私のモチーフ
- 東京黒百合会
- 4月2日
- 読了時間: 4分
25/04 長谷川 脩
大学に入ってスキーを覚えた。体重の移動とストックの反動で身体が運ばれるのが爽快で、たちまち魅せられた。雪面にエッジを効かせて登り、滑り降りてくるだけの動きだが楽しい。下宿近くの荒井山、多くの市民が利用する藻岩山、そして手稲山のゲレンデで滑った。三浦雄一郎は父三浦敬三が書いた本「98歳、元気の秘密」の前書きに、ヘルマン・ヘッセが残した印象深い言葉として「スキーは足につける魔法の翼*」を引用している。卒業の年、仲間と手稲の山頂へ板を担いで登り、北大の山小屋(パラダイスヒュッテ)で満天の星を眺め、翌日、長いダウンヒル(約6km)を快適に滑り下りてきた。札幌を離れ東京で就職することになりスキーともお別れか、と残念に感じていたが、その後も何かと関りが続いた。

当初、担当した仕事は応力関連センサーから得られる各種物理量を磁気テープに記録する装置の開発だった。大容量の記録媒体として磁気テープが用いられ、スキー板の性能評価にも現場で活用された。上図は、製品科学研究所が野沢温泉スキー場で企画したスキー板の評価試験時のものである。寒冷地でしかも振動下において、装置が確実に動作するかを見極めるために同行を求められた。
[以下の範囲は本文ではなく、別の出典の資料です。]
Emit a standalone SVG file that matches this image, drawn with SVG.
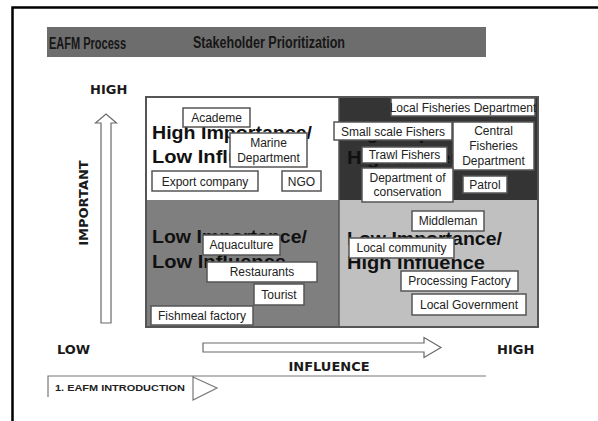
<svg xmlns="http://www.w3.org/2000/svg" width="598" height="421" viewBox="0 0 598 421">
  <style>
    .frame { fill: none; stroke: #000; stroke-width: 2.5; }
    .band { fill: #6d6d6d; }
    .head { font-family: "Liberation Sans", Arial, sans-serif; font-weight: bold; font-size: 16px; fill: #161616; }
    .axis { font-family: "DejaVu Sans", Verdana, sans-serif; font-weight: bold; font-size: 13px; fill: #1a1a1a; }
    .arrow { fill: #fff; stroke: #6a6a6a; stroke-width: 1.2; }
    .quad-title { font-family: "Liberation Sans", Arial, sans-serif; font-weight: bold; font-size: 19px; fill: #111; }
    .box rect { fill: #fff; stroke: #555; stroke-width: 1.5; }
    .box text { font-family: "Liberation Sans", Arial, sans-serif; font-size: 12px; fill: #222; text-anchor: middle; }
    .foot { fill: none; stroke: #777; stroke-width: 1.2; }
    .foot-text { font-family: "Liberation Sans", Arial, sans-serif; font-weight: bold; font-size: 9px; fill: #222; }
  </style>

  <!-- slide frame -->
  <path class="frame" d="M12.5 421 V7.5 H598"/>

  <!-- title band -->
  <g id="title-band">
    <rect class="band" x="47" y="27" width="439" height="30"/>
    <text class="head" x="49" y="48.5" textLength="77" lengthAdjust="spacingAndGlyphs">EAFM Process</text>
    <text class="head" x="193" y="47.5" textLength="152" lengthAdjust="spacingAndGlyphs">Stakeholder Prioritization</text>
  </g>

  <!-- quadrant backgrounds -->
  <g id="matrix">
    <rect x="146" y="97" width="193" height="103" fill="#ffffff"/>
    <rect x="339" y="97" width="199" height="103" fill="#343434"/>
    <rect x="146" y="200" width="193" height="127" fill="#7f7f7f"/>
    <rect x="339" y="200" width="199" height="127" fill="#c0c0c0"/>
    <line x1="339" y1="97" x2="339" y2="327" stroke="#555" stroke-width="1.5"/>
    <rect x="146" y="97" width="392" height="230" fill="none" stroke="#555" stroke-width="2"/>
  </g>

  <!-- quadrant titles -->
  <g id="quadrant-titles">
    <text class="quad-title" x="152" y="139" textLength="160" lengthAdjust="spacingAndGlyphs">High Importance/</text>
    <text class="quad-title" x="152" y="163" textLength="134" lengthAdjust="spacingAndGlyphs">Low Influence</text>
    <text class="quad-title" x="347" y="139" textLength="160" lengthAdjust="spacingAndGlyphs">High Importance/</text>
    <text class="quad-title" x="347" y="164" textLength="138" lengthAdjust="spacingAndGlyphs">High Influence</text>
    <text class="quad-title" x="152" y="243" textLength="155" lengthAdjust="spacingAndGlyphs">Low Importance/</text>
    <text class="quad-title" x="152" y="268" textLength="134" lengthAdjust="spacingAndGlyphs">Low Influence</text>
    <text class="quad-title" x="347" y="245" textLength="155" lengthAdjust="spacingAndGlyphs">Low Importance/</text>
    <text class="quad-title" x="347" y="269" textLength="138" lengthAdjust="spacingAndGlyphs">High Influence</text>
  </g>

  <!-- stakeholders: high importance / low influence -->
  <g id="academe" class="box">
    <rect x="183" y="108" width="67" height="19"/>
    <text x="216.5" y="122">Academe</text>
  </g>
  <g id="marine-department" class="box">
    <rect x="230" y="133" width="77" height="34"/>
    <text x="268.5" y="147">Marine</text>
    <text x="268.5" y="162">Department</text>
  </g>
  <g id="export-company" class="box">
    <rect x="152" y="171" width="106" height="20"/>
    <text x="205" y="185.5">Export company</text>
  </g>
  <g id="ngo" class="box">
    <rect x="282" y="171" width="39" height="20"/>
    <text x="301.5" y="185.5">NGO</text>
  </g>

  <!-- stakeholders: high importance / high influence -->
  <g id="local-fisheries-department" class="box">
    <rect x="391" y="98" width="144" height="18"/>
    <text x="463" y="111.5">Local Fisheries Department</text>
  </g>
  <g id="small-scale-fishers" class="box">
    <rect x="334" y="122" width="118" height="18"/>
    <text x="393" y="135.5">Small scale Fishers</text>
  </g>
  <g id="central-fisheries-department" class="box">
    <rect x="453" y="122" width="81" height="48"/>
    <text x="493.5" y="135">Central</text>
    <text x="493.5" y="150">Fisheries</text>
    <text x="493.5" y="164.5">Department</text>
  </g>
  <g id="trawl-fishers" class="box">
    <rect x="362" y="147" width="85" height="16"/>
    <text x="404.5" y="159">Trawl Fishers</text>
  </g>
  <g id="department-of-conservation" class="box">
    <rect x="362" y="168" width="91" height="34"/>
    <text x="407.5" y="182">Department of</text>
    <text x="407.5" y="196">conservation</text>
  </g>
  <g id="patrol" class="box">
    <rect x="463" y="176" width="44" height="17"/>
    <text x="485" y="189">Patrol</text>
  </g>

  <!-- stakeholders: low importance / low influence -->
  <g id="aquaculture" class="box">
    <rect x="203" y="235" width="77" height="20"/>
    <text x="241.5" y="249">Aquaculture</text>
  </g>
  <g id="restaurants" class="box">
    <rect x="207" y="262" width="110" height="20"/>
    <text x="262" y="276">Restaurants</text>
  </g>
  <g id="tourist" class="box">
    <rect x="254" y="284" width="50" height="21"/>
    <text x="279" y="299">Tourist</text>
  </g>
  <g id="fishmeal-factory" class="box">
    <rect x="151" y="306" width="102" height="19"/>
    <text x="202" y="320">Fishmeal factory</text>
  </g>

  <!-- stakeholders: low importance / high influence -->
  <g id="middleman" class="box">
    <rect x="412" y="211" width="72" height="20"/>
    <text x="448" y="225">Middleman</text>
  </g>
  <g id="local-community" class="box">
    <rect x="349" y="238" width="105" height="20"/>
    <text x="401.5" y="252">Local community</text>
  </g>
  <g id="processing-factory" class="box">
    <rect x="401" y="271" width="117" height="20"/>
    <text x="459.5" y="285">Processing Factory</text>
  </g>
  <g id="local-government" class="box">
    <rect x="412" y="294" width="114" height="21"/>
    <text x="469" y="309">Local Government</text>
  </g>

  <!-- axes -->
  <g id="connectors">
    <path class="arrow" d="M101 323 V123 H95.5 L106 114 L116.5 123 H111 V323 Z"/>
    <path class="arrow" d="M203 343 H424 V337.5 L441 347.5 L424 357.5 V352 H203 Z"/>
  </g>
  <g id="axis-labels">
    <text class="axis" x="90" y="94">HIGH</text>
    <text class="axis" x="88" y="203" text-anchor="middle" transform="rotate(-90 88 203)">IMPORTANT</text>
    <text class="axis" x="57" y="354">LOW</text>
    <text class="axis" x="497" y="354">HIGH</text>
    <text class="axis" x="329" y="371" text-anchor="middle">INFLUENCE</text>
  </g>

  <!-- footer navigation tab -->
  <g id="footer">
    <path class="foot" d="M48 397 V376 H486"/>
    <path class="foot" d="M193 376 V400 L217 388 L193 377"/>
    <text class="foot-text" x="55" y="391" textLength="130" lengthAdjust="spacingAndGlyphs">1. EAFM INTRODUCTION</text>
  </g>
</svg>
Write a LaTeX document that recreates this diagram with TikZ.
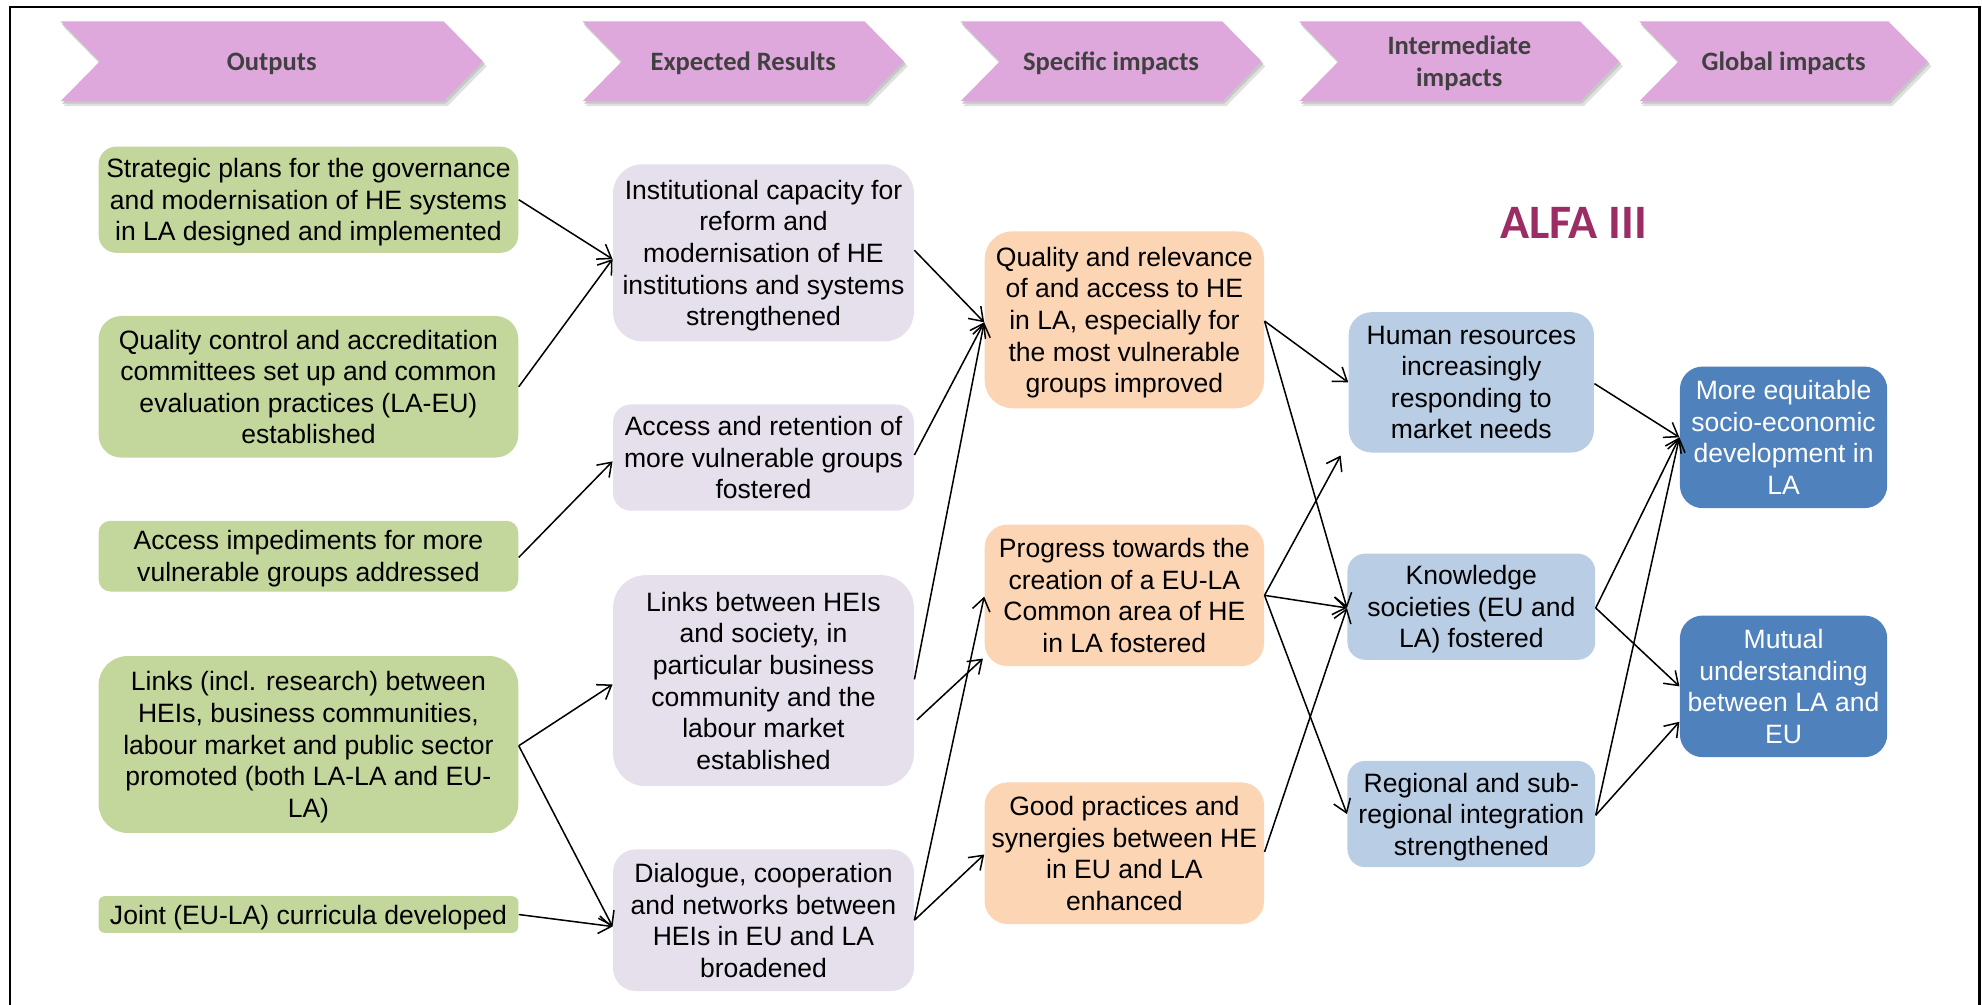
\documentclass[tikz,border=0pt]{standalone}
\usepackage{fontspec}
\setmainfont{Liberation Sans}
\newfontfamily\calibri{Carlito}
\usetikzlibrary{arrows.meta,calc}
\definecolor{hdr}{HTML}{DFA8DC}
\definecolor{hdrtxt}{HTML}{404040}
\definecolor{alfa}{HTML}{9B2D64}
\definecolor{cgreen}{HTML}{C3D69B}
\definecolor{clav}{HTML}{E5E0EC}
\definecolor{cpeach}{HTML}{FCD5B5}
\definecolor{clblue}{HTML}{B9CDE5}
\definecolor{cblue}{HTML}{4F81BD}
\begin{document}
\begin{tikzpicture}[x=0.5pt,y=-0.5pt,
  box/.style={align=center, inner sep=0pt, font=\fontsize{10.5}{12.5}\selectfont, text=black, text depth=0pt},
  gbox/.style={box, fill=cgreen, minimum width=166pt},
  lbox/.style={box, fill=clav, minimum width=119pt},
  obox/.style={box, fill=cpeach, minimum width=110.5pt},
  bbox/.style={box, fill=clblue, minimum width=97pt},
  dbox/.style={box, fill=cblue, minimum width=82pt, text=white},
  hdrtext/.style={align=center, inner sep=0pt, font=\calibri\bfseries\fontsize{10.5}{12.5}\selectfont, text=hdrtxt,
    execute at begin node={\rule{0pt}{10pt}}, execute at end node={\rule[-3pt]{0pt}{3pt}}},
  hdrtwo/.style={align=center, inner sep=0pt, font=\calibri\bfseries\fontsize{10.5}{12.5}\selectfont, text=hdrtxt, text depth=0pt},
  conn/.style={draw=black, line width=0.6pt, -{Straight Barb[length=5pt,width=7pt]}},
]
\useasboundingbox (0,0) rectangle (1568,795);
\fill[white] (0,0) rectangle (1568,795);
% frame
\draw[line width=0.9pt] (8,900) -- (8,5.5) -- (1566,5.5) -- (1566,900);
% header chevrons
\foreach \l/\r in {48/382, 461/715, 760/998, 1028/1281, 1297/1525} {
  \fill[black!12] (\l+2,21) -- (\r-31+3,21) -- (\r+3,52.5) -- (\r-31+3,84) -- (\l+2,84) -- (\l+33,52.5) -- cycle;
  \fill[black!22] (\l+1,19) -- (\r-31+1.5,19) -- (\r+1.5,50.5) -- (\r-31+1.5,82) -- (\l+1,82) -- (\l+32,50.5) -- cycle;
  \fill[hdr] (\l,17) -- (\r-31,17) -- (\r,48.5) -- (\r-31,80) -- (\l,80) -- (\l+31,48.5) -- cycle;
}
\node[hdrtext] (h1) at (215,48.5) {Outputs};
\node[hdrtext] (h2) at (588,48.5) {Expected Results};
\node[hdrtext] (h3) at (879,48.5) {Specific impacts};
\node[hdrtwo] (h4) at (1154.5,48.5) {Intermediate\\impacts};
\node[hdrtext] (h5) at (1411,48.5) {Global impacts};
\node[font=\calibri\bfseries\fontsize{19}{22}\selectfont, text=alfa, inner sep=0pt] (alfa) at (1245,176) {ALFA III};
% column 1
\node[gbox, minimum height=42pt, rounded corners=7pt] (G1) at (244,158) {Strategic plans for the governance\\and modernisation of HE systems\\in LA designed and implemented};
\node[gbox, minimum height=56pt, rounded corners=9pt] (G2) at (244,306) {Quality control and accreditation\\committees set up and common\\evaluation practices (LA-EU)\\established};
\node[gbox, minimum height=28pt, rounded corners=4.7pt] (G3) at (244,440) {Access impediments for more\\vulnerable groups addressed};
\node[gbox, minimum height=70pt, rounded corners=11.5pt] (G4) at (244,589) {Links (incl. research) between\\HEIs, business communities,\\labour market and public sector\\promoted (both LA-LA and EU-\\LA)};
\node[gbox, minimum height=14.5pt, rounded corners=2.4pt] (G5) at (244,723.5) {Joint (EU-LA) curricula developed};
% column 2
\node[lbox, minimum height=70pt, rounded corners=11.5pt] (L1) at (604,200) {Institutional capacity for\\reform and\\modernisation of HE\\institutions and systems\\strengthened};
\node[lbox, minimum height=42pt, rounded corners=7pt] (L2) at (604,362) {Access and retention of\\more vulnerable groups\\fostered};
\node[lbox, minimum height=83.5pt, rounded corners=13pt] (L3) at (604,538.5) {Links between HEIs\\and society, in\\particular business\\community and the\\labour market\\established};
\node[lbox, minimum height=56pt, rounded corners=9pt] (L4) at (604,728) {Dialogue, cooperation\\and networks between\\HEIs in EU and LA\\broadened};
% column 3
\node[obox, minimum height=70pt, rounded corners=11pt] (O1) at (889.5,253) {Quality and relevance\\of and access to HE\\in LA, especially for\\the most vulnerable\\groups improved};
\node[obox, minimum height=56pt, rounded corners=9pt] (O2) at (889.5,471) {Progress towards the\\creation of a EU-LA\\Common area of HE\\in LA fostered};
\node[obox, minimum height=56pt, rounded corners=9pt] (O3) at (889.5,675) {Good practices and\\synergies between HE\\in EU and LA\\enhanced};
% column 4
\node[bbox, minimum height=55.5pt, rounded corners=9pt] (B1) at (1164,302.5) {Human resources\\increasingly\\responding to\\market needs};
\node[bbox, minimum width=98pt, minimum height=42pt, rounded corners=7pt] (B2) at (1164,480) {Knowledge\\societies (EU and\\LA) fostered};
\node[bbox, minimum width=98pt, minimum height=42pt, rounded corners=7pt] (B3) at (1164,644) {Regional and sub-\\regional integration\\strengthened};
% column 5
\node[dbox, minimum height=56pt, rounded corners=9pt] (D1) at (1411,346) {More equitable\\socio-economic\\development in\\LA};
\node[dbox, minimum height=56pt, rounded corners=9pt] (D2) at (1411,543) {Mutual\\understanding\\between LA and\\EU};
% connectors
\draw[conn] (G1.east) -- ($(L1.west)+(0,5)$);
\draw[conn] (G2.east) -- ($(L1.west)+(0,5)$);
\draw[conn] ($(G3.east)+(0,1)$) -- ($(L2.west)+(0,3)$);
\draw[conn] ($(G4.east)+(0,1)$) -- ($(L3.west)+(0,3)$);
\draw[conn] ($(G4.east)+(0,1)$) -- ($(L4.west)+(0,5)$);
\draw[conn] (G5.east) -- ($(L4.west)+(0,5)$);
\draw[conn] ($(L1.east)+(0,-2)$) -- ($(O1.west)+(0,2)$);
\draw[conn] ($(L2.east)+(0,-2)$) -- ($(O1.west)+(0,2)$);
\draw[conn] ($(L3.east)+(0,-1)$) -- ($(O1.west)+(0,2)$);
\draw[conn] ($(L3.east)+(2,31)$) -- ($(O2.west)+(-1,50)$);
\draw[conn] (L4.east) -- ($(O2.west)+(0,1)$);
\draw[conn] (L4.east) -- ($(O3.west)+(0,1)$);
\draw[conn] ($(O1.east)+(0,1)$) -- (B1.west);
\draw[conn] ($(O1.east)+(0,1)$) -- ($(B2.west)+(0,1)$);
\draw[conn] (O2.east) -- ($(B1.south west)+(-6,2)$);
\draw[conn] (O2.east) -- ($(B2.west)+(0,1)$);
\draw[conn] (O2.east) -- (B3.west);
\draw[conn] ($(O3.east)+(0,-1)$) -- ($(B2.west)+(0,1)$);
\draw[conn] ($(B1.east)+(0,1)$) -- (D1.west);
\draw[conn] ($(B2.east)+(0,1)$) -- (D1.west);
\draw[conn] ($(B2.east)+(0,1)$) -- (D2.west);
\draw[conn] ($(B3.east)+(0,1)$) -- (D1.west);
\draw[conn] ($(B3.east)+(0,1)$) -- ($(D2.west)+(0,28)$);
\end{tikzpicture}
\end{document}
各社のスキー板に何ヶ所ものセンサーを取り付け、背負子に記録装置を括り付け、プロのスキーヤ―がそれを担いで滑走し性能が評価された。
その頃、強化プラスチックやグラスファイバー等の素材が現れ、軽くて剛性の高い板が出始めていた。更に木、金属、ガラス、ゴムとあらゆる材料に使えるエポキシ接着剤が出現し、スキー板は大きく変化していた。何種類もの板が用意され、同一斜面で同じ滑りの走行試験を行なった。データ収録は順調に進み良いデータが取れたので、自由に滑って良いとの許可が出された。明治時代、オーストリアのレルヒ少佐が一本杖スキーを伝えた、という縁の深いスキー場は広大である。試験が実施された「日影ゲレンデ」の外に飛び出して、フリーの時間を満喫した。
当時、シーズン中は志賀高原にあった「樅の家」という会社が契約していた保養所を仲間と利用してスキーをすることが多かった。出会ったことは無いが、会員の名札に吉永小百合の名前もあった。
ある年のGWに、同僚がここを拠点にドライブの計画を立てた。国道292号の渋峠手前で、目に飛び込んできた風景で思わず車を止めてもらった。
「芳ヶ平」という湿原で、真冬の志賀高原とは異なる風景が広がっていた。暫くそこに佇んで眺めていた。この時の印象をまとめたものが、下の「残雪」である。この絵を最後に描くことから離れて絵具箱を開くことは無くなってしまった。

それと歩調を合わせてスキー道具も一つ減り二つ減り、お気に入りの板(札幌にあった芳賀スキー製作所の長さ2mのスキー)も処分した。仕事のハードルが上がり忙しくなったことで、なかなか自由な時間を作れなくなっていた。この状況は続き、年月は容赦なく過ぎ去ってリタイアの時を迎えてしまう。その間に、スキー板は短くて回転性能に優れたカービングスキーという全く新しいものに様変わりしていた。スキーと同じく絵も長いブランクが続いた。絵もスキーも、このような状況になったのは“先を見据えた明確な指標がきちんと定まっていなかった”ことが原因だったのではないかと思っている。
ちょうどその頃、東京黒百合会から入会勧誘の手紙が届いた。展覧会を訪問すると、諸先輩方が精力的に活動していらっしゃった。それまでの過ぎ去った年月は取り戻せないまでも、“これからの時間を大事に使って絵と向き合えないものか?”と漠然とした期待を抱いた。今後、カービングスキーを履くことは無いにしても、絵具箱は幸い残っている。簡単ではないが、再びカンバスに向かい、年齢に関わらず描く楽しみを見つけられるかもしれない、と遅い入会を果たした。(* 原文を読みたくてヘルマン・ヘッセのエッセイ全集全8巻を出版している臨川書店に問い合わせたが見当たらないとの返事だった。スキーの滑走感を表現する比喩として、古くから多くの人が同様の表現を用いてきた可能性が高い。)